— START Given data —
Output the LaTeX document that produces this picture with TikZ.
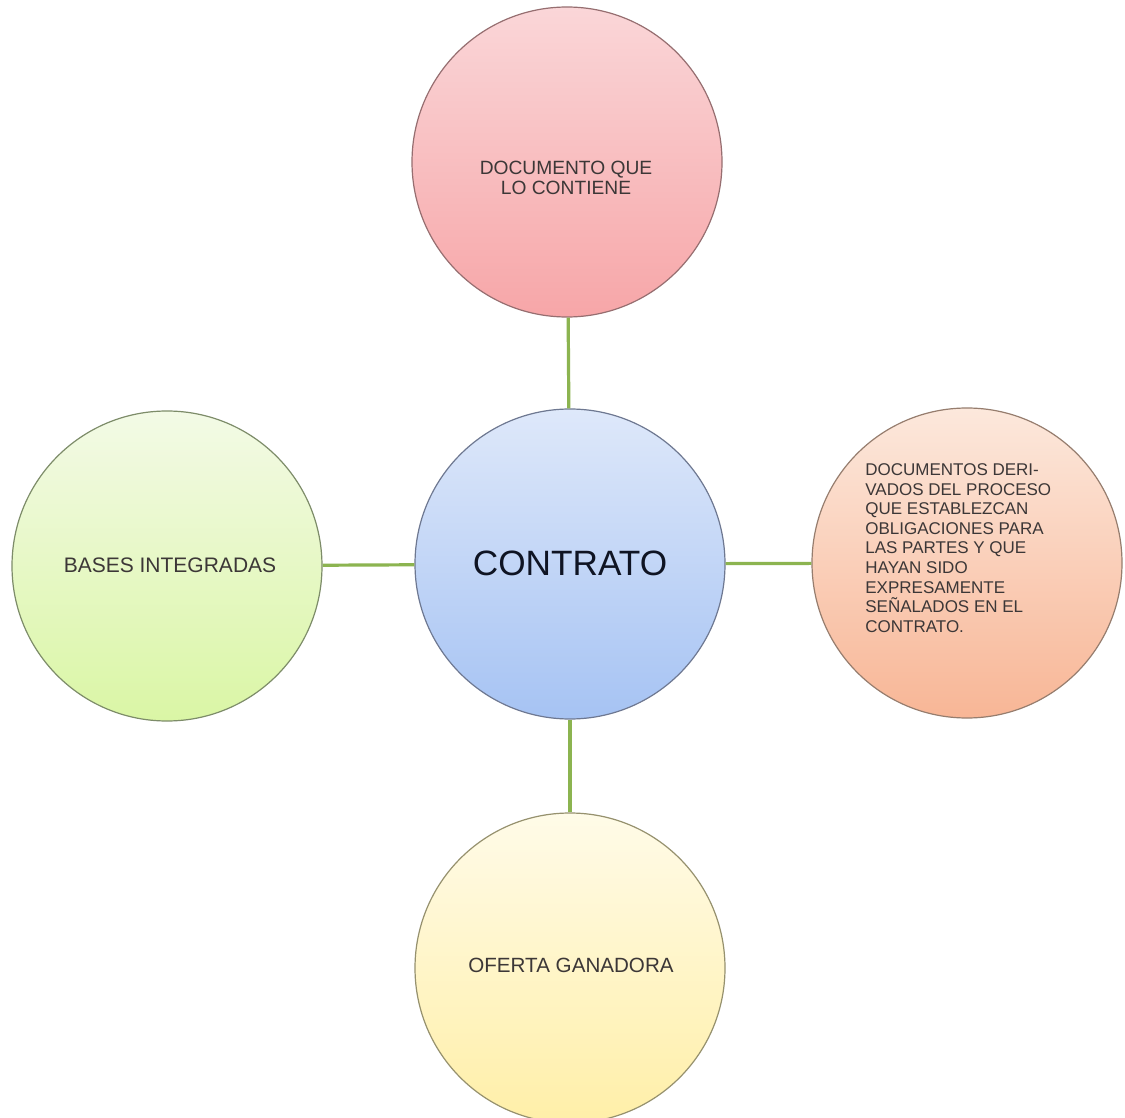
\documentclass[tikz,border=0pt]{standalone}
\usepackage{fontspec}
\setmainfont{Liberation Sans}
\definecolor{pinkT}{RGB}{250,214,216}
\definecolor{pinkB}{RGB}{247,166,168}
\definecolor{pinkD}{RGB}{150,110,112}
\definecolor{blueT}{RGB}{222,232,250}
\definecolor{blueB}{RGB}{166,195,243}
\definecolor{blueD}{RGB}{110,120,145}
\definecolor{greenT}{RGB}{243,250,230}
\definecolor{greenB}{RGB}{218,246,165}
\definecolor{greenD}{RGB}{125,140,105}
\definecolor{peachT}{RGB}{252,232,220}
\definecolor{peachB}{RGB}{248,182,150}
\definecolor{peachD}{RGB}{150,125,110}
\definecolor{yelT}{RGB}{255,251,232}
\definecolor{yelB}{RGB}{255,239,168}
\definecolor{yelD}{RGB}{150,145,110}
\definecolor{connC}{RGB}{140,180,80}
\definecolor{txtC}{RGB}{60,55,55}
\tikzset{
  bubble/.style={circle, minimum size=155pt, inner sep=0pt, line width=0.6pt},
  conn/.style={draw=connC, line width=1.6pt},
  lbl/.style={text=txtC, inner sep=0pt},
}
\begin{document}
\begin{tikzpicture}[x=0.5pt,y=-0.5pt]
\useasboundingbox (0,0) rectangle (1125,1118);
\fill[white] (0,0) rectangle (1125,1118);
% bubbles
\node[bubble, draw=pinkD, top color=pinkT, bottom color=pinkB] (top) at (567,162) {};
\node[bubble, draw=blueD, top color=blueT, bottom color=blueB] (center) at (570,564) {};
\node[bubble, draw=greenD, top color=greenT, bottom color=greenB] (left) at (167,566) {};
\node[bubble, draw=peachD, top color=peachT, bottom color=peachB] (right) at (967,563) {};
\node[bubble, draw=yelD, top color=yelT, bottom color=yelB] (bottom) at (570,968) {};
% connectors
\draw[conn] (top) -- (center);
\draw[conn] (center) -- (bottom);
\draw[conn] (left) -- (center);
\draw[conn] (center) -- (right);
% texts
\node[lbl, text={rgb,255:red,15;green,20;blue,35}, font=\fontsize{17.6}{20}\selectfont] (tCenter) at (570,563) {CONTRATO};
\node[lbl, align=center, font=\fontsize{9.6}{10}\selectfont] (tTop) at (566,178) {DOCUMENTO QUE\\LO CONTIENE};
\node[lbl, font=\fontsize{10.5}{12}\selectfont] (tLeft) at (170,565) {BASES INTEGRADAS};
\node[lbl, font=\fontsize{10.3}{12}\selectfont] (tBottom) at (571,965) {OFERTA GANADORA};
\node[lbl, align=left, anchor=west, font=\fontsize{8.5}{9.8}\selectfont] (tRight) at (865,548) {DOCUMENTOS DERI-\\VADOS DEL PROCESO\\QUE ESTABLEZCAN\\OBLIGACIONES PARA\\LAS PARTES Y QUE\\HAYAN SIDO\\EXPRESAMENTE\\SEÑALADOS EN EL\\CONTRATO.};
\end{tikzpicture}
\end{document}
— END Given data —
**What to produce**
Copy each line in full and exactly, omitting any picture.

**Finished exercise**
Output the LaTeX document that produces this picture with TikZ.
\documentclass[tikz,border=0pt]{standalone}
\usepackage{fontspec}
\setmainfont{Liberation Sans}
\definecolor{pinkT}{RGB}{250,214,216}
\definecolor{pinkB}{RGB}{247,166,168}
\definecolor{pinkD}{RGB}{150,110,112}
\definecolor{blueT}{RGB}{222,232,250}
\definecolor{blueB}{RGB}{166,195,243}
\definecolor{blueD}{RGB}{110,120,145}
\definecolor{greenT}{RGB}{243,250,230}
\definecolor{greenB}{RGB}{218,246,165}
\definecolor{greenD}{RGB}{125,140,105}
\definecolor{peachT}{RGB}{252,232,220}
\definecolor{peachB}{RGB}{248,182,150}
\definecolor{peachD}{RGB}{150,125,110}
\definecolor{yelT}{RGB}{255,251,232}
\definecolor{yelB}{RGB}{255,239,168}
\definecolor{yelD}{RGB}{150,145,110}
\definecolor{connC}{RGB}{140,180,80}
\definecolor{txtC}{RGB}{60,55,55}
\tikzset{
  bubble/.style={circle, minimum size=155pt, inner sep=0pt, line width=0.6pt},
  conn/.style={draw=connC, line width=1.6pt},
  lbl/.style={text=txtC, inner sep=0pt},
}
\begin{document}
\begin{tikzpicture}[x=0.5pt,y=-0.5pt]
\useasboundingbox (0,0) rectangle (1125,1118);
\fill[white] (0,0) rectangle (1125,1118);
% bubbles
\node[bubble, draw=pinkD, top color=pinkT, bottom color=pinkB] (top) at (567,162) {};
\node[bubble, draw=blueD, top color=blueT, bottom color=blueB] (center) at (570,564) {};
\node[bubble, draw=greenD, top color=greenT, bottom color=greenB] (left) at (167,566) {};
\node[bubble, draw=peachD, top color=peachT, bottom color=peachB] (right) at (967,563) {};
\node[bubble, draw=yelD, top color=yelT, bottom color=yelB] (bottom) at (570,968) {};
% connectors
\draw[conn] (top) -- (center);
\draw[conn] (center) -- (bottom);
\draw[conn] (left) -- (center);
\draw[conn] (center) -- (right);
% texts
\node[lbl, text={rgb,255:red,15;green,20;blue,35}, font=\fontsize{17.6}{20}\selectfont] (tCenter) at (570,563) {CONTRATO};
\node[lbl, align=center, font=\fontsize{9.6}{10}\selectfont] (tTop) at (566,178) {DOCUMENTO QUE\\LO CONTIENE};
\node[lbl, font=\fontsize{10.5}{12}\selectfont] (tLeft) at (170,565) {BASES INTEGRADAS};
\node[lbl, font=\fontsize{10.3}{12}\selectfont] (tBottom) at (571,965) {OFERTA GANADORA};
\node[lbl, align=left, anchor=west, font=\fontsize{8.5}{9.8}\selectfont] (tRight) at (865,548) {DOCUMENTOS DERI-\\VADOS DEL PROCESO\\QUE ESTABLEZCAN\\OBLIGACIONES PARA\\LAS PARTES Y QUE\\HAYAN SIDO\\EXPRESAMENTE\\SEÑALADOS EN EL\\CONTRATO.};
\end{tikzpicture}
\end{document}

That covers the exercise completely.